L’educativismo? Qualcuno lo riconobbe sessant’anni fa…
C’è chi si espresse con parole nette sulla pedagogia di stampo romantico che attribuisce al bambino capacità che ancora non possiede
Anche negli Stati Uniti, dove il tipo di educazione progressiva promossa da John Dewey e poi dal suo allievo William H. Kilpatrick produceva i suoi effetti nelle scuole di ogni ordine fin dai primi decenni del secolo scorso, non mancarono coloro che individuarono e stigmatizzarono il puerocentrismo ingenuo della loro pedagogia.
Tra i precursori della critica americana all’educativismo, cioè di quel modo di pensare per cui le tecniche dell’insegnamento (ricordiamo che in inglese la parola “education” vale come “istruzione”, “formazione scolastica”) hanno la priorità rispetto a ciò che è insegnato, mi piace ricordare la scrittrice Flannery O’Connor (1925-1964). Nel marzo 1963 ella scriveva, con tono ruvido, anticipando molti problemi della scuola di oggi:
“La nostra è la prima epoca della storia che ha chiesto al bambino che cosa tollerasse di imparare, ma questa è una parte del problema che non sono in grado di affrontare. Il demone dell’educativismo che ci possiede è di quelli che possono essere scacciati solo con la preghiera e il digiuno. Non è ancora arrivato nessuno abbastanza forte per farlo. In altre epoche l’attenzione dei bambini era catturata da Omero e Virgilio, tra gli altri, ma per il processo evolutivo inverso, questo non è più possibile; i nostri bambini sono troppo stupidi per entrare nel passato con la fantasia. Nessuno chiede allo studente se l’algebra gli piaccia o se trovi soddisfacente che alcuni verbi francesi siano irregolari, eppure, se preferisce Hersey a Hawthorne, il suo gusto deve prevalere” .
[da “Fiction is a subject with a history – it should be taught that way” in Georgia Bulletin, 21 Marzo 1963]
Sono passati più di sessant’anni da quando Flannery O’Connor ha denunciato i dannosi parossismi dell’educativismo negli Stati Uniti. Il male non è stato arginato come doveva ed esso è dilagato anche in Europa e in Italia, congiungendo le proprie forze a quelle degli altri seguaci di Rousseau cresciuti e beatificati in modo scriteriato: gli esiti sono sotto gli occhi di chiunque voglia vedere. È giunto il momento di riconoscere che continuare a dare fiducia a una scuola puerocentrica non potrà che alimentare l’oscurantismo di una civiltà che ha in odio la trasmissione della conoscenza.
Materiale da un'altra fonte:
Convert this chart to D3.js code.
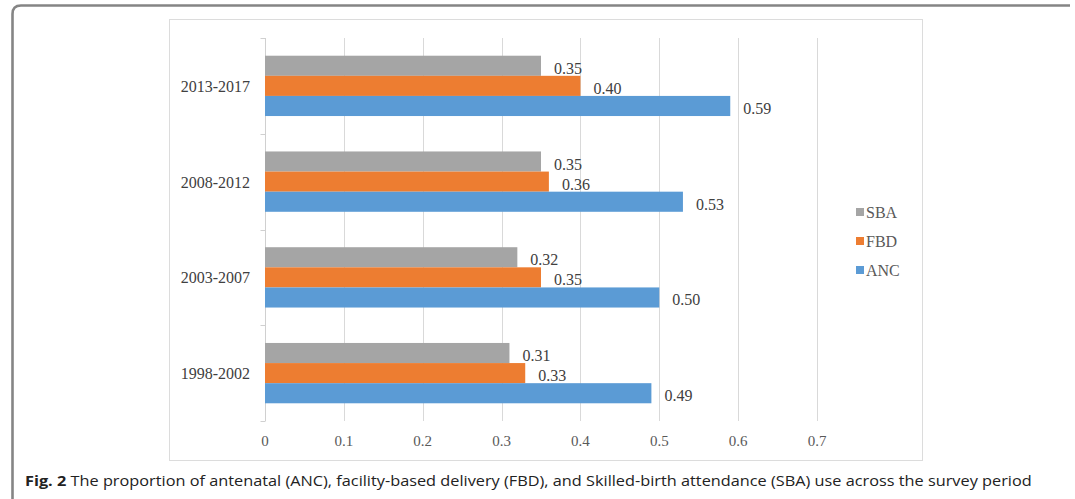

Quali altri effetti può produrre l’idea che il bambino, senza essere corretto o “riempito di nozioni”, abbia già dentro di sé tutto ciò che gli serve per comprendere la realtà che lo circonda? E qual è mai, se non questo, il fondamento della scuola senza voti che ricorre tanto spesso nel dibattito corrente sulla scuola?
Questa follia ha uno strano alibi: lo sviluppo della persona sarebbe più importante del sapere.
Ma che cosa potrà mai sviluppare un’istruzione che non si preoccupa di trarre lo scolaro fuori dalla propria rozzezza primigenia? Come può essere volta al bene una persona che versa nel buio dell’ignoranza?
In fondo è semplice. Con la cieca obbedienza, o con la coercizione.